Er sieht daher “DDoS-Schutz-as-a-Service” als neues Geschäftsmodell für ISPs. Andernfalls riskierten sie, Kunden zu verlieren. Denn 58 Prozent der Befragten hätten erklärt, aufgrund schlechter Serviceleistungen den Anbieter zu wechseln. 21 Prozent nannten als Grund sogar konkret einen fehlenden Schutz vor DDoS-Angriffen.
Zu ähnlichen Ergebnissen in Bezug auf die Zuständigkeit für die Abwehr von DDos-Attacken kam Kaspersky bereits im Frühajhr in einer wesentlich umfangreicher angelegten Umfrage. Von den 3900 befragten Firmen in 27 Ländern – darunter auch Deutschland – waren bei kleinen Firmen 40 Prozent der Befragten überzeugt, die Verantwortlichkeit liege vollständig beim Internet Service Provider beziehungsweise Web-Hosting-Anbieter. Bei großen Firmen waren dagegen lediglich neun Prozent dieser Ansicht.
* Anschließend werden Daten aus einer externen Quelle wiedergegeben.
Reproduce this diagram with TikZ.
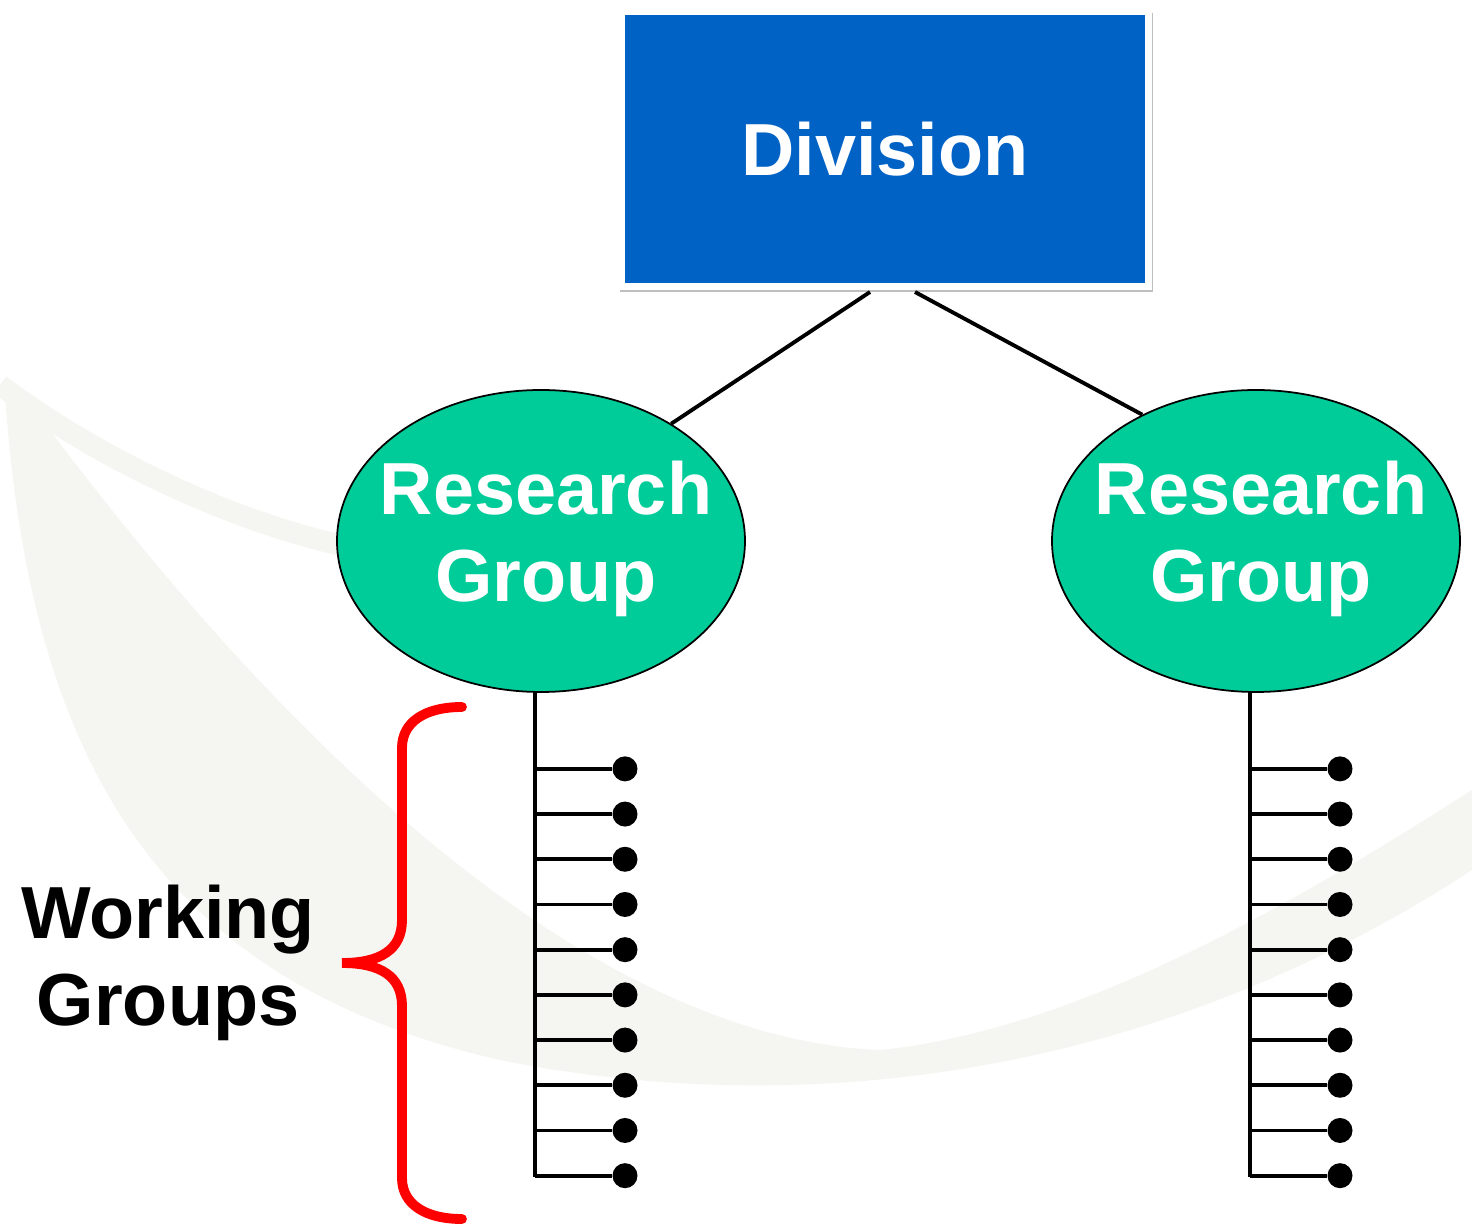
\documentclass[tikz,border=0pt]{standalone}
\usepackage{fontspec}
\setmainfont{Liberation Sans}
\usepackage{tikz}
\usetikzlibrary{shapes.geometric}
\usetikzlibrary{shadows}
\usetikzlibrary{calc}
\definecolor{divblue}{RGB}{0,98,196}
\definecolor{rgfill}{RGB}{0,204,153}
\definecolor{wmark}{RGB}{245,246,241}
\newcommand{\bigbf}{\fontsize{21}{24.7}\selectfont\bfseries}
\newcommand{\ladder}[2] % research group node, prefix for names
{
	% trunk below the group
	\coordinate (#2top) at ($(#1.south)+(-0.06,0)$);
	\coordinate (#2end) at ($(#2top)+(0,-4.84)$);
	\draw[trunk] (#2top) -- (#2end);
	% ten working groups
	\foreach \i in {1,...,10}
	{
		\coordinate (#2t\i) at ($(#2top)+(0,{-0.76-0.452*(\i-1)})$);
		\node[wgdot] (#2d\i) at ($(#2t\i)+(0.9,0)$) {};
		\draw[twig] (#2t\i) -- (#2d\i);
	}
}

\begin{document}
\begin{tikzpicture}[
	divbox/.style={rectangle, fill=divblue, draw=white, line width=2pt, minimum width=5.27cm, minimum height=2.75cm, text=white, font=\bigbf, general shadow={fill=black!25, shadow xshift=0.015cm, shadow yshift=-0.035cm, shadow scale=1.012}},
	rgroup/.style={ellipse, draw=black, line width=0.5pt, fill=rgfill, minimum width=4.08cm, minimum height=3.02cm, inner sep=0pt},
	rgtext/.style={text=white, align=center, font=\bigbf, xshift=0.05cm, yshift=0.02cm},
	link/.style={line width=1.1pt},
	trunk/.style={line width=1.4pt},
	twig/.style={line width=1.1pt},
	wgdot/.style={circle, fill=black, inner sep=0pt, minimum size=0.25cm},
	brace/.style={red, line width=2.8pt, line cap=round}]
	% page: 1472 x 1225 px, 1px = 0.1mm
	\useasboundingbox (0,0) rectangle (14.72,-12.25);
	\fill[white] (0,0) rectangle (14.72,-12.25);
	% faint leaf in the background
	\fill[wmark] (0.05,-3.95) .. controls (0.3,-7.5) and (1.5,-9.8) .. (5.0,-10.6) .. controls (8.0,-11.2) and (11.5,-10.8) .. (14.72,-8.7) -- (14.72,-7.9) .. controls (13.0,-9.0) and (10.8,-10.3) .. (8.8,-10.5) .. controls (6.2,-10.4) and (3.2,-8.0) .. (0.2,-3.9) -- cycle;
	\draw[wmark, line width=6pt] (0,-3.85) .. controls (1.0,-4.6) and (2.3,-5.2) .. (3.4,-5.45);
	
	\node[divbox] (div) at (8.85,-1.49) {Division};
	\node[rgroup, label={[rgtext]center:Research\\Group}] (rgl) at (5.41,-5.41) {};
	\node[rgroup, label={[rgtext]center:Research\\Group}] (rgr) at (12.56,-5.41) {};
	
	\draw[link] ($(div.south)+(-0.15,-0.02)$) -- (rgl.42.3);
	\draw[link] ($(div.south)+(0.30,-0.02)$) -- (rgr.132.8);
	
	\ladder{rgl}{l};
	\ladder{rgr}{r};
	
	% brace round the left working groups
	\draw[brace] (4.62,-7.07) .. controls (4.25,-7.07) and (4.02,-7.22) .. (4.02,-7.48) -- (4.02,-9.2) .. controls (4.02,-9.5) and (3.8,-9.63) .. (3.42,-9.63) .. controls (3.8,-9.63) and (4.02,-9.76) .. (4.02,-10.06) -- (4.02,-11.78) .. controls (4.02,-12.04) and (4.25,-12.19) .. (4.62,-12.19);
	\node[align=center, font=\bigbf] (wg) at (1.68,-9.63) {Working\\Groups};
	
\end{tikzpicture}
\end{document}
Dem ebenfalls im Frühjahr veröffentlichten Annual Security Report 2015 von Cisco zufolge setzen weltweit lediglich 37 Prozent der Sicherheitsverantwortlichen Abwehrmaßnahmen gegen DDos-Angriffe ein. Un daus einem fast zeitgleich mit der Kaspersky-Umfrage vorgelegten Bericht von IBM X-Force, der Sicherheitssparte des Konzerns, geht hervor, dass DDos-Angriffe zusammen mit Malware (beide je 17,2 Prozent) inzwischen die beiden häufigsten, bekannten Angriffsarten sind. Auf Rang drei folgt SQL Injection mit 8,4 Prozent.
Seit Oktober 2015 bietet BT zum Beispeil Kunden den Schutz vpr DDos-Attacken als Service an. Der netzwerkbetreiebr setzt dabei auf Technologie von Arbor Networks. Die Telekom hatte zur CeBIT Pläne für einen entsprechenden Service angekündigt. Um die von den von Corero Network Security befragten Abwehrmaßnahmen bieten zu können, hat zudem Level 3 im Früühjahr mit Black Lotus einen Spezialisten dafür übernommen.
Außerdem gibt es diverse Spezialisten für DDoS-Abwehr-Services. In Deutschland ist der älteste und größte davon Link11. Zudem hatte Ende 2014 der eco Verband das Projekt “ddosfrei” gestartet. Mit ihm sollen Privatpersonen und kleine Unternehmen aufgeklärt werden, die Server in Eigenregie bei einem Internetprovider betreiben. Die seien bei Kriminellen nämlich beliebte Multiplikatoren für DDOs-Attacken, da sie häufig nur unzureichend konfiguriert und geschützt sind.